Your objective >>
Copy out the records precisely, omitting pictures.
— BEGIN —
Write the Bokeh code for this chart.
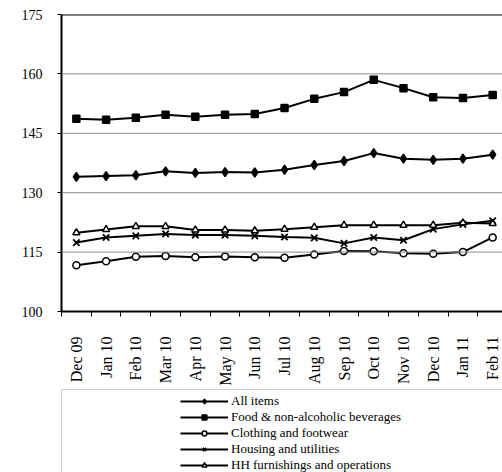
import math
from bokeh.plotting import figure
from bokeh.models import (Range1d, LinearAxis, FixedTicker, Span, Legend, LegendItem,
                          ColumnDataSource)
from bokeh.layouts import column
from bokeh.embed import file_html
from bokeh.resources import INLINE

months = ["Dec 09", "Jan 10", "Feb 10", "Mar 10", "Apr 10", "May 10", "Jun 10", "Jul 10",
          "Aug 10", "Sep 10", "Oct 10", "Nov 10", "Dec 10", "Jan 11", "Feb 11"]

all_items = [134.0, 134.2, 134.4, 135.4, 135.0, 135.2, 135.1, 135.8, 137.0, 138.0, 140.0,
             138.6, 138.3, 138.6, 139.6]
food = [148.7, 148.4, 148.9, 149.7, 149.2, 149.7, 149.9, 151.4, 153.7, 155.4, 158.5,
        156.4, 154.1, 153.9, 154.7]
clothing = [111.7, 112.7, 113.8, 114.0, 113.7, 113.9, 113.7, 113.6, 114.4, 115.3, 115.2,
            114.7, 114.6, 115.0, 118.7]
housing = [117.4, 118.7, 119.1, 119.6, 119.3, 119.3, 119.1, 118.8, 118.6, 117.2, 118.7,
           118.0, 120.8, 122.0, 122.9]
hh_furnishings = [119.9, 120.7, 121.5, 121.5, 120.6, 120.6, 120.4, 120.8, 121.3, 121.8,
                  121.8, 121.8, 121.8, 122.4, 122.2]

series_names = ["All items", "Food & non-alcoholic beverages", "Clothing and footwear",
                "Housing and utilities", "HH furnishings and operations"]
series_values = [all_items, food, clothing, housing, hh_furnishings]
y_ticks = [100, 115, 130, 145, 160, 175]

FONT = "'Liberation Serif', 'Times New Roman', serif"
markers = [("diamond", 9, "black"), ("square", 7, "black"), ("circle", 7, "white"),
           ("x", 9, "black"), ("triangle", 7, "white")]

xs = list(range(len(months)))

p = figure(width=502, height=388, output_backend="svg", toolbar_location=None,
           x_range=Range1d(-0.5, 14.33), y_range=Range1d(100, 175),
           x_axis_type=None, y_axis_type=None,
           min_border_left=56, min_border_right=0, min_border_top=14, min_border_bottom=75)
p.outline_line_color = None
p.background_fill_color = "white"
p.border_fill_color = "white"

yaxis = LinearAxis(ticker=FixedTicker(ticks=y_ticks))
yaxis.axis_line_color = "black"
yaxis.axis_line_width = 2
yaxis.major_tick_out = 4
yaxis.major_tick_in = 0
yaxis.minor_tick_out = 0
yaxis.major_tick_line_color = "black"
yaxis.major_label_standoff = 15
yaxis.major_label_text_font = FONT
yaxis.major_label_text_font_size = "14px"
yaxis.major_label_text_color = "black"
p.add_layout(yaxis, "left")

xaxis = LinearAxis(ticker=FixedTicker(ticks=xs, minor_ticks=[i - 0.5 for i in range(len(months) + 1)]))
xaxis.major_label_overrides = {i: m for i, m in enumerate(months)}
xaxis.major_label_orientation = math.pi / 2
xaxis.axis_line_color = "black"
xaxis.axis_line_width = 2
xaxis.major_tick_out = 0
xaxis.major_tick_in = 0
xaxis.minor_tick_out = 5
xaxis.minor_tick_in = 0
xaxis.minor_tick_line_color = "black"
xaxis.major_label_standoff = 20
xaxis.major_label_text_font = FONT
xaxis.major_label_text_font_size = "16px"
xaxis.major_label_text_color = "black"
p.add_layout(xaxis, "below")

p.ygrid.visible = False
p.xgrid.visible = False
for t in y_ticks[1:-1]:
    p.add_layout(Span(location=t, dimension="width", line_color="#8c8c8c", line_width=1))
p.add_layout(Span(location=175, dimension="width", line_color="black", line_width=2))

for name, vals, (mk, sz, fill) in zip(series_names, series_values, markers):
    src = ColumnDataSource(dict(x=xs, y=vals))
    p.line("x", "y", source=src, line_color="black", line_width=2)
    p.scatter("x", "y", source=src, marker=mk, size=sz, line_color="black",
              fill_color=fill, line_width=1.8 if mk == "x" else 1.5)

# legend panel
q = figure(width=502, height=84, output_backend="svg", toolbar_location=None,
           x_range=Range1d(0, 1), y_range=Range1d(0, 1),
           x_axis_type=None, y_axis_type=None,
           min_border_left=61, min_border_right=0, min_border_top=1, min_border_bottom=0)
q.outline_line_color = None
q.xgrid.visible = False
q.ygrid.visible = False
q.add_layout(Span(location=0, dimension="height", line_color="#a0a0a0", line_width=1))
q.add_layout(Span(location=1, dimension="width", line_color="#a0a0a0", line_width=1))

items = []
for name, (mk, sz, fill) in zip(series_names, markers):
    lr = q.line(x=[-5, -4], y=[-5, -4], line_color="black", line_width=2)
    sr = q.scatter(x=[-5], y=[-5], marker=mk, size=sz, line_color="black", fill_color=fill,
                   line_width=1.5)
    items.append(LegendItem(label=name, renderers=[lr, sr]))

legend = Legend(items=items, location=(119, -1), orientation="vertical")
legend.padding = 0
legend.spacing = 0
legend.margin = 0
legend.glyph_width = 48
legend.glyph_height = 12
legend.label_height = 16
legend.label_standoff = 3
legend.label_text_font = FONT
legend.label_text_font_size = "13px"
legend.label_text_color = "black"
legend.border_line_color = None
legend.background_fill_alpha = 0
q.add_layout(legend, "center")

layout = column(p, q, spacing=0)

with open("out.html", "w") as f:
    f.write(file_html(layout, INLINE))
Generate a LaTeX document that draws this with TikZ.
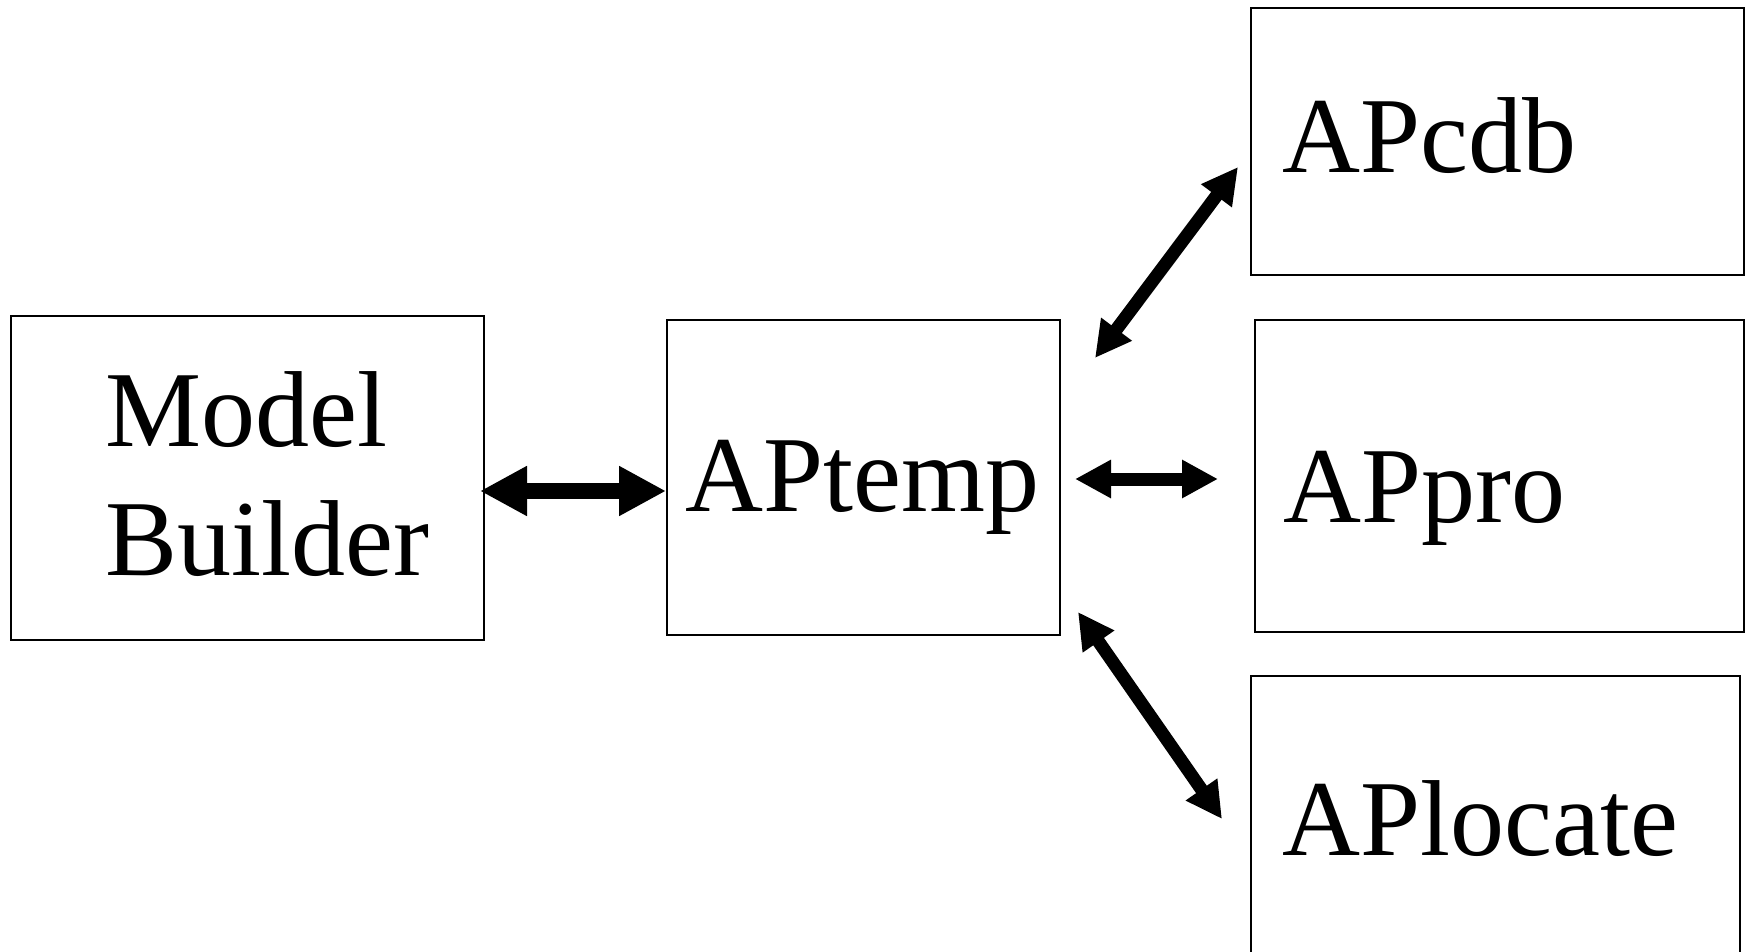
— END —
Completed exercise >>
Write the Bokeh code for this chart.
import math
from bokeh.plotting import figure
from bokeh.models import (Range1d, LinearAxis, FixedTicker, Span, Legend, LegendItem,
                          ColumnDataSource)
from bokeh.layouts import column
from bokeh.embed import file_html
from bokeh.resources import INLINE

months = ["Dec 09", "Jan 10", "Feb 10", "Mar 10", "Apr 10", "May 10", "Jun 10", "Jul 10",
          "Aug 10", "Sep 10", "Oct 10", "Nov 10", "Dec 10", "Jan 11", "Feb 11"]

all_items = [134.0, 134.2, 134.4, 135.4, 135.0, 135.2, 135.1, 135.8, 137.0, 138.0, 140.0,
             138.6, 138.3, 138.6, 139.6]
food = [148.7, 148.4, 148.9, 149.7, 149.2, 149.7, 149.9, 151.4, 153.7, 155.4, 158.5,
        156.4, 154.1, 153.9, 154.7]
clothing = [111.7, 112.7, 113.8, 114.0, 113.7, 113.9, 113.7, 113.6, 114.4, 115.3, 115.2,
            114.7, 114.6, 115.0, 118.7]
housing = [117.4, 118.7, 119.1, 119.6, 119.3, 119.3, 119.1, 118.8, 118.6, 117.2, 118.7,
           118.0, 120.8, 122.0, 122.9]
hh_furnishings = [119.9, 120.7, 121.5, 121.5, 120.6, 120.6, 120.4, 120.8, 121.3, 121.8,
                  121.8, 121.8, 121.8, 122.4, 122.2]

series_names = ["All items", "Food & non-alcoholic beverages", "Clothing and footwear",
                "Housing and utilities", "HH furnishings and operations"]
series_values = [all_items, food, clothing, housing, hh_furnishings]
y_ticks = [100, 115, 130, 145, 160, 175]

FONT = "'Liberation Serif', 'Times New Roman', serif"
markers = [("diamond", 9, "black"), ("square", 7, "black"), ("circle", 7, "white"),
           ("x", 9, "black"), ("triangle", 7, "white")]

xs = list(range(len(months)))

p = figure(width=502, height=388, output_backend="svg", toolbar_location=None,
           x_range=Range1d(-0.5, 14.33), y_range=Range1d(100, 175),
           x_axis_type=None, y_axis_type=None,
           min_border_left=56, min_border_right=0, min_border_top=14, min_border_bottom=75)
p.outline_line_color = None
p.background_fill_color = "white"
p.border_fill_color = "white"

yaxis = LinearAxis(ticker=FixedTicker(ticks=y_ticks))
yaxis.axis_line_color = "black"
yaxis.axis_line_width = 2
yaxis.major_tick_out = 4
yaxis.major_tick_in = 0
yaxis.minor_tick_out = 0
yaxis.major_tick_line_color = "black"
yaxis.major_label_standoff = 15
yaxis.major_label_text_font = FONT
yaxis.major_label_text_font_size = "14px"
yaxis.major_label_text_color = "black"
p.add_layout(yaxis, "left")

xaxis = LinearAxis(ticker=FixedTicker(ticks=xs, minor_ticks=[i - 0.5 for i in range(len(months) + 1)]))
xaxis.major_label_overrides = {i: m for i, m in enumerate(months)}
xaxis.major_label_orientation = math.pi / 2
xaxis.axis_line_color = "black"
xaxis.axis_line_width = 2
xaxis.major_tick_out = 0
xaxis.major_tick_in = 0
xaxis.minor_tick_out = 5
xaxis.minor_tick_in = 0
xaxis.minor_tick_line_color = "black"
xaxis.major_label_standoff = 20
xaxis.major_label_text_font = FONT
xaxis.major_label_text_font_size = "16px"
xaxis.major_label_text_color = "black"
p.add_layout(xaxis, "below")

p.ygrid.visible = False
p.xgrid.visible = False
for t in y_ticks[1:-1]:
    p.add_layout(Span(location=t, dimension="width", line_color="#8c8c8c", line_width=1))
p.add_layout(Span(location=175, dimension="width", line_color="black", line_width=2))

for name, vals, (mk, sz, fill) in zip(series_names, series_values, markers):
    src = ColumnDataSource(dict(x=xs, y=vals))
    p.line("x", "y", source=src, line_color="black", line_width=2)
    p.scatter("x", "y", source=src, marker=mk, size=sz, line_color="black",
              fill_color=fill, line_width=1.8 if mk == "x" else 1.5)

# legend panel
q = figure(width=502, height=84, output_backend="svg", toolbar_location=None,
           x_range=Range1d(0, 1), y_range=Range1d(0, 1),
           x_axis_type=None, y_axis_type=None,
           min_border_left=61, min_border_right=0, min_border_top=1, min_border_bottom=0)
q.outline_line_color = None
q.xgrid.visible = False
q.ygrid.visible = False
q.add_layout(Span(location=0, dimension="height", line_color="#a0a0a0", line_width=1))
q.add_layout(Span(location=1, dimension="width", line_color="#a0a0a0", line_width=1))

items = []
for name, (mk, sz, fill) in zip(series_names, markers):
    lr = q.line(x=[-5, -4], y=[-5, -4], line_color="black", line_width=2)
    sr = q.scatter(x=[-5], y=[-5], marker=mk, size=sz, line_color="black", fill_color=fill,
                   line_width=1.5)
    items.append(LegendItem(label=name, renderers=[lr, sr]))

legend = Legend(items=items, location=(119, -1), orientation="vertical")
legend.padding = 0
legend.spacing = 0
legend.margin = 0
legend.glyph_width = 48
legend.glyph_height = 12
legend.label_height = 16
legend.label_standoff = 3
legend.label_text_font = FONT
legend.label_text_font_size = "13px"
legend.label_text_color = "black"
legend.border_line_color = None
legend.background_fill_alpha = 0
q.add_layout(legend, "center")

layout = column(p, q, spacing=0)

with open("out.html", "w") as f:
    f.write(file_html(layout, INLINE))
Generate a LaTeX document that draws this with TikZ.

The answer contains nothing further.